Information provided:
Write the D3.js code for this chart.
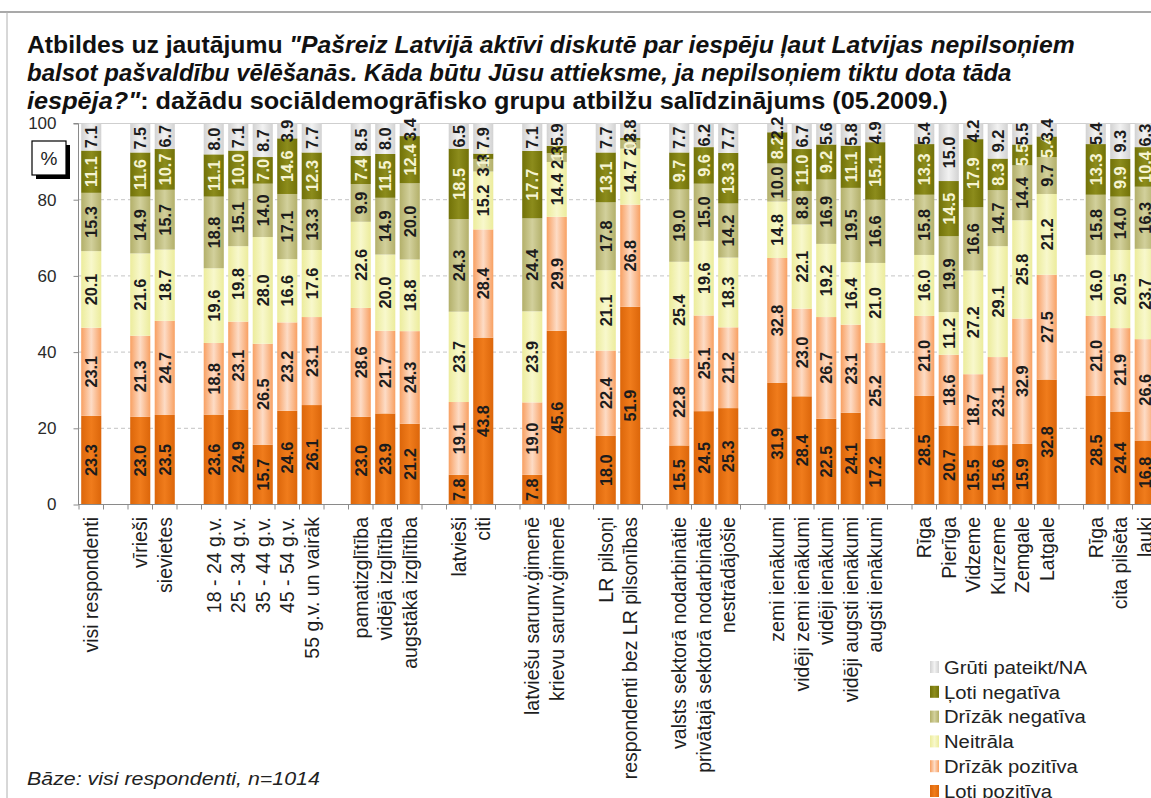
<!DOCTYPE html>
<html>
<head>
<meta charset="utf-8">
<script src="https://cdn.jsdelivr.net/npm/d3@7"></script>
<style>
  html, body { margin: 0; padding: 0; background: #fff; }
  svg { display: block; font-family: "Liberation Sans", Arial, sans-serif; }
</style>
</head>
<body>
<svg id="chart" width="1151" height="798"></svg>
<script>
// ---------------- DATA ----------------
const categories = [
  "visi respondenti",
  "vīrieši", "sievietes",
  "18 - 24 g.v.", "25 - 34 g.v.", "35 - 44 g.v.", "45 - 54 g.v.", "55 g.v. un vairāk",
  "pamatizglītība", "vidējā izglītība", "augstākā izglītība",
  "latvieši", "citi",
  "latviešu sarunv.ģimenē", "krievu sarunv.ģimenē",
  "LR pilsoņi", "respondenti bez LR pilsonības",
  "valsts sektorā nodarbinātie", "privātajā sektorā nodarbinātie", "nestrādājošie",
  "zemi ienākumi", "vidēji zemi ienākumi", "vidēji ienākumi", "vidēji augsti ienākumi", "augsti ienākumi",
  "Rīga", "Pierīga", "Vidzeme", "Kurzeme", "Zemgale", "Latgale",
  "Rīga", "cita pilsēta", "lauki"
];
// number of categories in each group (an empty slot separates groups)
const groupSizes = [1, 2, 5, 3, 2, 2, 2, 3, 5, 6, 3];

const seriesNames = ["Ļoti pozitīva", "Drīzāk pozitīva", "Neitrāla", "Drīzāk negatīva", "Ļoti negatīva", "Grūti pateikt/NA"];

const lotiPozitiva   = [23.3, 23.0, 23.5, 23.6, 24.9, 15.7, 24.6, 26.1, 23.0, 23.9, 21.2, 7.8, 43.8, 7.8, 45.6, 18.0, 51.9, 15.5, 24.5, 25.3, 31.9, 28.4, 22.5, 24.1, 17.2, 28.5, 20.7, 15.5, 15.6, 15.9, 32.8, 28.5, 24.4, 16.8];
const drizakPozitiva = [23.1, 21.3, 24.7, 18.8, 23.1, 26.5, 23.2, 23.1, 28.6, 21.7, 24.3, 19.1, 28.4, 19.0, 29.9, 22.4, 26.8, 22.8, 25.1, 21.2, 32.8, 23.0, 26.7, 23.1, 25.2, 21.0, 18.6, 18.7, 23.1, 32.9, 27.5, 21.0, 21.9, 26.6];
const neitrala       = [20.1, 21.6, 18.7, 19.6, 19.8, 28.0, 16.6, 17.6, 22.6, 20.0, 18.8, 23.7, 15.2, 23.9, 14.4, 21.1, 14.7, 25.4, 19.6, 18.3, 14.8, 22.1, 19.2, 16.4, 21.0, 16.0, 11.2, 27.2, 29.1, 25.8, 21.2, 16.0, 20.5, 23.7];
const drizakNegativa = [15.3, 14.9, 15.7, 18.8, 15.1, 14.0, 17.1, 13.3, 9.9, 14.9, 20.0, 24.3, 3.3, 24.4, 2.3, 17.8, 2.2, 19.0, 15.0, 14.2, 10.0, 8.8, 16.9, 19.5, 16.6, 15.8, 19.9, 16.6, 14.7, 14.4, 9.7, 15.8, 14.0, 16.3];
const lotiNegativa   = [11.1, 11.6, 10.7, 11.1, 10.0, 7.0, 14.6, 12.3, 7.4, 11.5, 12.4, 18.5, 1.4, 17.7, 1.9, 13.1, 0.6, 9.7, 9.6, 13.3, 8.2, 11.0, 9.2, 11.1, 15.1, 13.3, 14.5, 17.9, 8.3, 5.5, 5.4, 13.3, 9.9, 10.4];
const grutiPateikt   = [7.1, 7.5, 6.7, 8.0, 7.1, 8.7, 3.9, 7.7, 8.5, 8.0, 3.4, 6.5, 7.9, 7.1, 5.9, 7.7, 3.8, 7.7, 6.2, 7.7, 2.2, 6.7, 5.6, 5.8, 4.9, 5.4, 15.0, 4.2, 9.2, 5.5, 3.4, 5.4, 9.3, 6.3];

const yTicks = [0, 20, 40, 60, 80, 100];

// ---------------- STYLE ----------------
const seriesValues = [lotiPozitiva, drizakPozitiva, neitrala, drizakNegativa, lotiNegativa, grutiPateikt];
const gradStops = [
  ["#dc660a", "#f07c1c", "#dc660a"],
  ["#f8a062", "#fddcc6", "#f8a062"],
  ["#ecec9c", "#f8f8cc", "#ecec9c"],
  ["#b3b06a", "#d2d09c", "#b3b06a"],
  ["#727208", "#8c8c1c", "#727208"],
  ["#d2d2d2", "#f2f2f2", "#d2d2d2"]
];
const labelColors = ["#1c1c1c", "#1c1c1c", "#1c1c1c", "#1c1c1c", "#f6f4d2", "#1c1c1c"];

const svg = d3.select("#chart");
const W = 1151, H = 798;

// horizontally stretch a text element (anchored at left) to a target width
function stretchTo(sel, x0, y0, target) {
  const w = sel.node().getComputedTextLength();
  const sx = target / w;
  sel.attr("x", 0).attr("y", 0).attr("transform", `translate(${x0},${y0}) scale(${sx},1)`);
  return sx;
}

// gradients
const defs = svg.append("defs");
gradStops.forEach((st, i) => {
  const g = defs.append("linearGradient").attr("id", "g" + i)
    .attr("x1", "0%").attr("x2", "100%").attr("y1", "0%").attr("y2", "0%");
  g.append("stop").attr("offset", "0%").attr("stop-color", st[0]);
  g.append("stop").attr("offset", "50%").attr("stop-color", st[1]);
  g.append("stop").attr("offset", "100%").attr("stop-color", st[2]);
});

// frame
svg.append("line").attr("x1", 0).attr("x2", W).attr("y1", 12).attr("y2", 12)
  .attr("stroke", "#8c8c8c").attr("stroke-width", 1.5);
svg.append("line").attr("x1", 7).attr("x2", 7).attr("y1", 12).attr("y2", H)
  .attr("stroke", "#b0b0b0").attr("stroke-width", 1);

// ---------------- TITLE ----------------
const title = svg.append("g").attr("font-weight", "bold").attr("fill", "#111").attr("font-size", 23);
const t1 = title.append("text");
t1.append("tspan").text("Atbildes uz jautājumu ");
t1.append("tspan").attr("font-style", "italic").text("\"Pašreiz Latvijā aktīvi diskutē par iespēju ļaut Latvijas nepilsoņiem");
const t2 = title.append("text").attr("font-style", "italic")
  .text("balsot pašvaldību vēlēšanās. Kāda būtu Jūsu attieksme, ja nepilsoņiem tiktu dota tāda");
const t3 = title.append("text");
t3.append("tspan").attr("font-style", "italic").text("iespēja?\"");
t3.append("tspan").text(": dažādu sociāldemogrāfisko grupu atbilžu salīdzinājums (05.2009.)");
stretchTo(t1, 27, 53, 1048);
stretchTo(t2, 27, 81, 985);
stretchTo(t3, 27, 109, 921);

// ---------------- SCALES ----------------
const slotOf = [];
let s = 0;
groupSizes.forEach(n => {
  for (let k = 0; k < n; k++) slotOf.push(s++);
  s++; // gap between groups
});
const nSlots = slotOf[slotOf.length - 1] + 1;
const x = d3.scaleBand().domain(d3.range(nSlots)).range([79, 79 + nSlots * 24.5])
  .paddingInner(0.18).paddingOuter(0.09);
const step = x.step();
const slotLeft = i => 79 + i * step;
const y = d3.scaleLinear().domain([0, 100]).range([504.5, 123.5]);
const plotRight = W;

// gridlines
svg.append("g").selectAll("line").data(yTicks.filter(t => t > 0 && t < 100)).join("line")
  .attr("x1", 79).attr("x2", plotRight).attr("y1", d => y(d)).attr("y2", d => y(d))
  .attr("stroke", "#c4c4c4").attr("stroke-width", 1).attr("stroke-dasharray", "4,3");
svg.append("line").attr("x1", 79).attr("x2", plotRight).attr("y1", y(100)).attr("y2", y(100))
  .attr("stroke", "#cfcfcf").attr("stroke-width", 1.2);

// ---------------- BARS ----------------
const stackData = categories.map((c, i) => {
  const o = { idx: i };
  seriesNames.forEach((n, si) => o[si] = seriesValues[si][i]);
  return o;
});
const stack = d3.stack().keys(d3.range(seriesNames.length))(stackData);

const barsG = svg.append("g");
stack.forEach((layer, si) => {
  barsG.append("g").selectAll("rect").data(layer).join("rect")
    .attr("x", d => x(slotOf[d.data.idx]))
    .attr("width", x.bandwidth())
    .attr("y", d => y(d[1]))
    .attr("height", d => y(d[0]) - y(d[1]))
    .attr("fill", "url(#g" + si + ")");
});

// value labels
const labG = svg.append("g").attr("font-size", 16.3).attr("font-weight", "bold");
stack.forEach((layer, si) => {
  labG.append("g").selectAll("text").data(layer).join("text")
    .attr("transform", d => {
      const cx = x(slotOf[d.data.idx]) + x.bandwidth() / 2;
      const cy = y((d[0] + d[1]) / 2);
      return `translate(${cx},${cy}) rotate(-90)`;
    })
    .attr("text-anchor", "middle")
    .attr("dy", "0.36em")
    .attr("fill", labelColors[si])
    .text(d => d3.format(".1f")(d.data[si]));
});

// ---------------- AXES ----------------
const yAxis = d3.axisLeft(y).tickValues(yTicks).tickSize(5).tickPadding(17).tickFormat(d3.format("d"));
const yG = svg.append("g").attr("transform", "translate(78.5,0)").call(yAxis);
yG.select(".domain").attr("stroke", "#8a8a8a").attr("d", `M-5,${y(100)}H0V${y(0)}`);
yG.selectAll(".tick line").attr("stroke", "#8a8a8a");
yG.selectAll(".tick text").attr("font-size", 17).attr("fill", "#2a2a2a")
  .attr("font-family", "\"Liberation Sans\", Arial, sans-serif");

svg.append("line").attr("x1", 78).attr("x2", plotRight).attr("y1", y(0)).attr("y2", y(0))
  .attr("stroke", "#8a8a8a").attr("stroke-width", 1.2);
svg.append("g").selectAll("line").data(d3.range(nSlots + 1)).join("line")
  .attr("x1", d => slotLeft(d)).attr("x2", d => slotLeft(d))
  .attr("y1", y(0)).attr("y2", y(0) + 5)
  .attr("stroke", "#8a8a8a").attr("stroke-width", 1);

// x labels
svg.append("g").attr("font-size", 19.5).attr("fill", "#1e1e1e")
  .selectAll("text").data(categories).join("text")
  .attr("transform", (d, i) => `translate(${x(slotOf[i]) + x.bandwidth() / 2},517) rotate(-90)`)
  .attr("text-anchor", "end")
  .attr("dy", "0.36em")
  .text(d => d);

// % box
svg.append("rect").attr("x", 36).attr("y", 145).attr("width", 34).attr("height", 34).attr("fill", "#000");
svg.append("rect").attr("x", 32).attr("y", 141).attr("width", 34).attr("height", 34)
  .attr("fill", "#fff").attr("stroke", "#000").attr("stroke-width", 1.2);
svg.append("text").attr("x", 49).attr("y", 158).attr("dy", "0.36em").attr("text-anchor", "middle")
  .attr("font-size", 19).attr("fill", "#222").text("%");

// ---------------- LEGEND ----------------
const legendOrder = [5, 4, 3, 2, 1, 0];
const leg = svg.append("g");
let legSx = null;
legendOrder.forEach((si, k) => {
  const cy = 667 + k * 24.8;
  leg.append("rect").attr("x", 930).attr("y", cy - 6).attr("width", 9).attr("height", 12)
    .attr("fill", "url(#g" + si + ")");
  const t = leg.append("text").attr("dy", "0.36em")
    .attr("font-size", 19).attr("fill", "#222").text(seriesNames[si]);
  if (legSx === null) {
    legSx = stretchTo(t, 944, cy, 143);
  } else {
    t.attr("transform", `translate(944,${cy}) scale(${legSx},1)`);
  }
});

// base note
const base = svg.append("text").attr("font-style", "italic")
  .attr("font-size", 19).attr("fill", "#222").text("Bāze: visi respondenti, n=1014");
stretchTo(base, 27, 785, 293);
</script>
</body>
</html>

Task to carry out:
Go through the material line by line. Show each line that contains the string "chart".

Expected output:
Write the D3.js code for this chart.
<svg id="chart" width="1151" height="798"></svg>
const svg = d3.select("#chart");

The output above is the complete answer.